Given request: Make an exact copy of the data below, leaving out every picture.

Recorded data:
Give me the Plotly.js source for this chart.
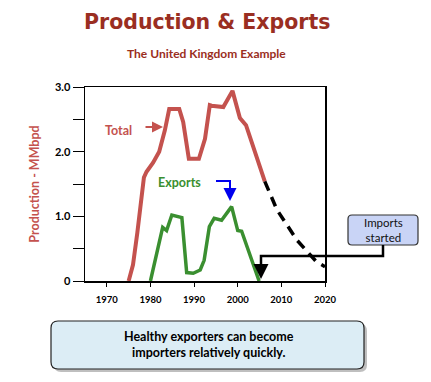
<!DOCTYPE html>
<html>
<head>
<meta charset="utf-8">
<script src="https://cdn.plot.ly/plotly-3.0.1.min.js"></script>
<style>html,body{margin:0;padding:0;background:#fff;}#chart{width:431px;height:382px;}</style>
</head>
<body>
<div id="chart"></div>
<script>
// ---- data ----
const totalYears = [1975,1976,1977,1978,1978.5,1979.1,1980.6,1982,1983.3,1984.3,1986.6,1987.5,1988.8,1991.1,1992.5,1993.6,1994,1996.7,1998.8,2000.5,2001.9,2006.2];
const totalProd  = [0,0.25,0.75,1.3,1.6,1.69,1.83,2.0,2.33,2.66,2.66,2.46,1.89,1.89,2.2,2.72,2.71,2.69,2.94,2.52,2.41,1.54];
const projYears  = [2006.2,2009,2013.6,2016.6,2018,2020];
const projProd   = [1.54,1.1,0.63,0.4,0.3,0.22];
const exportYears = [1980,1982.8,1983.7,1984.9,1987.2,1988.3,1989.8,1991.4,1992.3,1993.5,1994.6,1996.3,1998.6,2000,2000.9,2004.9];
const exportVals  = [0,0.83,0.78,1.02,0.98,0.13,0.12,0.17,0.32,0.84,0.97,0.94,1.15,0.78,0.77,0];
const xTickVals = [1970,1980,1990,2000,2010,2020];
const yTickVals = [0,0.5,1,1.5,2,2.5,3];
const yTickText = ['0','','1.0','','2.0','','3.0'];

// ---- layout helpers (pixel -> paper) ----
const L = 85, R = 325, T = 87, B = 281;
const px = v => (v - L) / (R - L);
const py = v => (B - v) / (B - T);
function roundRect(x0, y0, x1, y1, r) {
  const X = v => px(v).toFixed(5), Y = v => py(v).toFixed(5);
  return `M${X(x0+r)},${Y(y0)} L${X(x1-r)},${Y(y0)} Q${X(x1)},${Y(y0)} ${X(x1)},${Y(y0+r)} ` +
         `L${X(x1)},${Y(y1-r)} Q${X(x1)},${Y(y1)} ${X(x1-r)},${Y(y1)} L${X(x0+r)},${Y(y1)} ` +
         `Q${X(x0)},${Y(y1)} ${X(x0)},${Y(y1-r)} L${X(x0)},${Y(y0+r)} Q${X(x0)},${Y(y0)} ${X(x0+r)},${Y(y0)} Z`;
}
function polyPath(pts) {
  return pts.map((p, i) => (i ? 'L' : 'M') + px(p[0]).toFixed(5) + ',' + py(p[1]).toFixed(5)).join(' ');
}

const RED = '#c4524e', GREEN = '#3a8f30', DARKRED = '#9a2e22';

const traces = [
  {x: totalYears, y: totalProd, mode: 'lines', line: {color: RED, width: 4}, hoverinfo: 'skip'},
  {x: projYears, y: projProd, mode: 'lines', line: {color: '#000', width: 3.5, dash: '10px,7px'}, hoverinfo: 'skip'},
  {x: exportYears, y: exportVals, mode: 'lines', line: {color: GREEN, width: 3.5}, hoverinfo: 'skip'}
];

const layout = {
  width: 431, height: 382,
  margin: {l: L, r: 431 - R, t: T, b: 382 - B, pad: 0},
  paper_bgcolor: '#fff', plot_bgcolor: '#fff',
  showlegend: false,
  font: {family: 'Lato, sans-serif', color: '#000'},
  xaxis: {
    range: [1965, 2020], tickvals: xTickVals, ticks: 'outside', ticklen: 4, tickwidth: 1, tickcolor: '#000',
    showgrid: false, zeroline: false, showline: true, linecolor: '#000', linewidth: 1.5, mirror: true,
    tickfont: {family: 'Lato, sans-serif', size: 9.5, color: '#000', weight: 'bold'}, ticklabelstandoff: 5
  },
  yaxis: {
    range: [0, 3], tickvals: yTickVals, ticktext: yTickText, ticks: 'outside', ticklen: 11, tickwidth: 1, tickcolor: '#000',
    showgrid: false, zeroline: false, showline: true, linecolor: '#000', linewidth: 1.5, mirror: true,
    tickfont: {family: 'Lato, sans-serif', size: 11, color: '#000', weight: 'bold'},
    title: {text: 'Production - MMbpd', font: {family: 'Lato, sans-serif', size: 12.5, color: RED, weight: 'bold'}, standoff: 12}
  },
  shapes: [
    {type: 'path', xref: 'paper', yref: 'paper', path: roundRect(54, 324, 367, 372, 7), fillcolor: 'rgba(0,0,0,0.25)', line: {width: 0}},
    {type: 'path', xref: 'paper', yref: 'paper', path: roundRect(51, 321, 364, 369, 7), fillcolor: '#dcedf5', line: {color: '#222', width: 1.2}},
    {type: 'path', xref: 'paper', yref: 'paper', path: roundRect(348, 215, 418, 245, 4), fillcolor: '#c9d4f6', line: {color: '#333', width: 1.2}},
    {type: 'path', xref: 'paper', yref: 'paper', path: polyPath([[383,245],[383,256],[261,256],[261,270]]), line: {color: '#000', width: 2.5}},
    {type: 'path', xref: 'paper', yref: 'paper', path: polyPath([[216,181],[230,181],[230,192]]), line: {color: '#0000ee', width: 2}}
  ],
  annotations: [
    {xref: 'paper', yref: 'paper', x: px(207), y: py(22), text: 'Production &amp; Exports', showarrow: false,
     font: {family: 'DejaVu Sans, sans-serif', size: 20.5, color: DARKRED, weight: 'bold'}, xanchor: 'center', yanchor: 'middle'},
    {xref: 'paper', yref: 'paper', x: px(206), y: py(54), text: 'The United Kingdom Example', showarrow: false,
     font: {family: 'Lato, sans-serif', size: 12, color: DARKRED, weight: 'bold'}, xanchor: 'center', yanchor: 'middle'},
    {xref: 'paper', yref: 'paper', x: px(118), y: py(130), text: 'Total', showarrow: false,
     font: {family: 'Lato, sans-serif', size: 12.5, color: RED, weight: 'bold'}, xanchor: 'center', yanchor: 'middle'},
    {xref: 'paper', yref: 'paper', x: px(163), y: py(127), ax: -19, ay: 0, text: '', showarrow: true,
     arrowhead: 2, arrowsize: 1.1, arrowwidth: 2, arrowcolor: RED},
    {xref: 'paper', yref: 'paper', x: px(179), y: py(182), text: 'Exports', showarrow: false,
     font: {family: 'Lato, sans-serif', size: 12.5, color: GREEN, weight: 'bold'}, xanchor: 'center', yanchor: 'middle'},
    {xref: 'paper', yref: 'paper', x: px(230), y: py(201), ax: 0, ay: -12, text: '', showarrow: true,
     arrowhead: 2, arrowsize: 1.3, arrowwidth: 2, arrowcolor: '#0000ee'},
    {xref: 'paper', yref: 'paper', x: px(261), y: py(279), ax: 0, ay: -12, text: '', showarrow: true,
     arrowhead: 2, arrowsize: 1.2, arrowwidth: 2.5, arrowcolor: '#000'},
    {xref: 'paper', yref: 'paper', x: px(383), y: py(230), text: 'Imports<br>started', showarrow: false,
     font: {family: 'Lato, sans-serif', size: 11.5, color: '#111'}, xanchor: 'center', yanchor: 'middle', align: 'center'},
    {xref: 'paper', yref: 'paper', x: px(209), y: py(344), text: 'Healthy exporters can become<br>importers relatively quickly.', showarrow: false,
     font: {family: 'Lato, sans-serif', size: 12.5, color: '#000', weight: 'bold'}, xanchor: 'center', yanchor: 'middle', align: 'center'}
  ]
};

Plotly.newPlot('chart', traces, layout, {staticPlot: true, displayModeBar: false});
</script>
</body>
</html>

Exercise response:
Give me the Plotly.js source for this chart.
<!DOCTYPE html>
<html>
<head>
<meta charset="utf-8">
<script src="https://cdn.plot.ly/plotly-3.0.1.min.js"></script>
<style>html,body{margin:0;padding:0;background:#fff;}#chart{width:431px;height:382px;}</style>
</head>
<body>
<div id="chart"></div>
<script>
// ---- data ----
const totalYears = [1975,1976,1977,1978,1978.5,1979.1,1980.6,1982,1983.3,1984.3,1986.6,1987.5,1988.8,1991.1,1992.5,1993.6,1994,1996.7,1998.8,2000.5,2001.9,2006.2];
const totalProd  = [0,0.25,0.75,1.3,1.6,1.69,1.83,2.0,2.33,2.66,2.66,2.46,1.89,1.89,2.2,2.72,2.71,2.69,2.94,2.52,2.41,1.54];
const projYears  = [2006.2,2009,2013.6,2016.6,2018,2020];
const projProd   = [1.54,1.1,0.63,0.4,0.3,0.22];
const exportYears = [1980,1982.8,1983.7,1984.9,1987.2,1988.3,1989.8,1991.4,1992.3,1993.5,1994.6,1996.3,1998.6,2000,2000.9,2004.9];
const exportVals  = [0,0.83,0.78,1.02,0.98,0.13,0.12,0.17,0.32,0.84,0.97,0.94,1.15,0.78,0.77,0];
const xTickVals = [1970,1980,1990,2000,2010,2020];
const yTickVals = [0,0.5,1,1.5,2,2.5,3];
const yTickText = ['0','','1.0','','2.0','','3.0'];

// ---- layout helpers (pixel -> paper) ----
const L = 85, R = 325, T = 87, B = 281;
const px = v => (v - L) / (R - L);
const py = v => (B - v) / (B - T);
function roundRect(x0, y0, x1, y1, r) {
  const X = v => px(v).toFixed(5), Y = v => py(v).toFixed(5);
  return `M${X(x0+r)},${Y(y0)} L${X(x1-r)},${Y(y0)} Q${X(x1)},${Y(y0)} ${X(x1)},${Y(y0+r)} ` +
         `L${X(x1)},${Y(y1-r)} Q${X(x1)},${Y(y1)} ${X(x1-r)},${Y(y1)} L${X(x0+r)},${Y(y1)} ` +
         `Q${X(x0)},${Y(y1)} ${X(x0)},${Y(y1-r)} L${X(x0)},${Y(y0+r)} Q${X(x0)},${Y(y0)} ${X(x0+r)},${Y(y0)} Z`;
}
function polyPath(pts) {
  return pts.map((p, i) => (i ? 'L' : 'M') + px(p[0]).toFixed(5) + ',' + py(p[1]).toFixed(5)).join(' ');
}

const RED = '#c4524e', GREEN = '#3a8f30', DARKRED = '#9a2e22';

const traces = [
  {x: totalYears, y: totalProd, mode: 'lines', line: {color: RED, width: 4}, hoverinfo: 'skip'},
  {x: projYears, y: projProd, mode: 'lines', line: {color: '#000', width: 3.5, dash: '10px,7px'}, hoverinfo: 'skip'},
  {x: exportYears, y: exportVals, mode: 'lines', line: {color: GREEN, width: 3.5}, hoverinfo: 'skip'}
];

const layout = {
  width: 431, height: 382,
  margin: {l: L, r: 431 - R, t: T, b: 382 - B, pad: 0},
  paper_bgcolor: '#fff', plot_bgcolor: '#fff',
  showlegend: false,
  font: {family: 'Lato, sans-serif', color: '#000'},
  xaxis: {
    range: [1965, 2020], tickvals: xTickVals, ticks: 'outside', ticklen: 4, tickwidth: 1, tickcolor: '#000',
    showgrid: false, zeroline: false, showline: true, linecolor: '#000', linewidth: 1.5, mirror: true,
    tickfont: {family: 'Lato, sans-serif', size: 9.5, color: '#000', weight: 'bold'}, ticklabelstandoff: 5
  },
  yaxis: {
    range: [0, 3], tickvals: yTickVals, ticktext: yTickText, ticks: 'outside', ticklen: 11, tickwidth: 1, tickcolor: '#000',
    showgrid: false, zeroline: false, showline: true, linecolor: '#000', linewidth: 1.5, mirror: true,
    tickfont: {family: 'Lato, sans-serif', size: 11, color: '#000', weight: 'bold'},
    title: {text: 'Production - MMbpd', font: {family: 'Lato, sans-serif', size: 12.5, color: RED, weight: 'bold'}, standoff: 12}
  },
  shapes: [
    {type: 'path', xref: 'paper', yref: 'paper', path: roundRect(54, 324, 367, 372, 7), fillcolor: 'rgba(0,0,0,0.25)', line: {width: 0}},
    {type: 'path', xref: 'paper', yref: 'paper', path: roundRect(51, 321, 364, 369, 7), fillcolor: '#dcedf5', line: {color: '#222', width: 1.2}},
    {type: 'path', xref: 'paper', yref: 'paper', path: roundRect(348, 215, 418, 245, 4), fillcolor: '#c9d4f6', line: {color: '#333', width: 1.2}},
    {type: 'path', xref: 'paper', yref: 'paper', path: polyPath([[383,245],[383,256],[261,256],[261,270]]), line: {color: '#000', width: 2.5}},
    {type: 'path', xref: 'paper', yref: 'paper', path: polyPath([[216,181],[230,181],[230,192]]), line: {color: '#0000ee', width: 2}}
  ],
  annotations: [
    {xref: 'paper', yref: 'paper', x: px(207), y: py(22), text: 'Production &amp; Exports', showarrow: false,
     font: {family: 'DejaVu Sans, sans-serif', size: 20.5, color: DARKRED, weight: 'bold'}, xanchor: 'center', yanchor: 'middle'},
    {xref: 'paper', yref: 'paper', x: px(206), y: py(54), text: 'The United Kingdom Example', showarrow: false,
     font: {family: 'Lato, sans-serif', size: 12, color: DARKRED, weight: 'bold'}, xanchor: 'center', yanchor: 'middle'},
    {xref: 'paper', yref: 'paper', x: px(118), y: py(130), text: 'Total', showarrow: false,
     font: {family: 'Lato, sans-serif', size: 12.5, color: RED, weight: 'bold'}, xanchor: 'center', yanchor: 'middle'},
    {xref: 'paper', yref: 'paper', x: px(163), y: py(127), ax: -19, ay: 0, text: '', showarrow: true,
     arrowhead: 2, arrowsize: 1.1, arrowwidth: 2, arrowcolor: RED},
    {xref: 'paper', yref: 'paper', x: px(179), y: py(182), text: 'Exports', showarrow: false,
     font: {family: 'Lato, sans-serif', size: 12.5, color: GREEN, weight: 'bold'}, xanchor: 'center', yanchor: 'middle'},
    {xref: 'paper', yref: 'paper', x: px(230), y: py(201), ax: 0, ay: -12, text: '', showarrow: true,
     arrowhead: 2, arrowsize: 1.3, arrowwidth: 2, arrowcolor: '#0000ee'},
    {xref: 'paper', yref: 'paper', x: px(261), y: py(279), ax: 0, ay: -12, text: '', showarrow: true,
     arrowhead: 2, arrowsize: 1.2, arrowwidth: 2.5, arrowcolor: '#000'},
    {xref: 'paper', yref: 'paper', x: px(383), y: py(230), text: 'Imports<br>started', showarrow: false,
     font: {family: 'Lato, sans-serif', size: 11.5, color: '#111'}, xanchor: 'center', yanchor: 'middle', align: 'center'},
    {xref: 'paper', yref: 'paper', x: px(209), y: py(344), text: 'Healthy exporters can become<br>importers relatively quickly.', showarrow: false,
     font: {family: 'Lato, sans-serif', size: 12.5, color: '#000', weight: 'bold'}, xanchor: 'center', yanchor: 'middle', align: 'center'}
  ]
};

Plotly.newPlot('chart', traces, layout, {staticPlot: true, displayModeBar: false});
</script>
</body>
</html>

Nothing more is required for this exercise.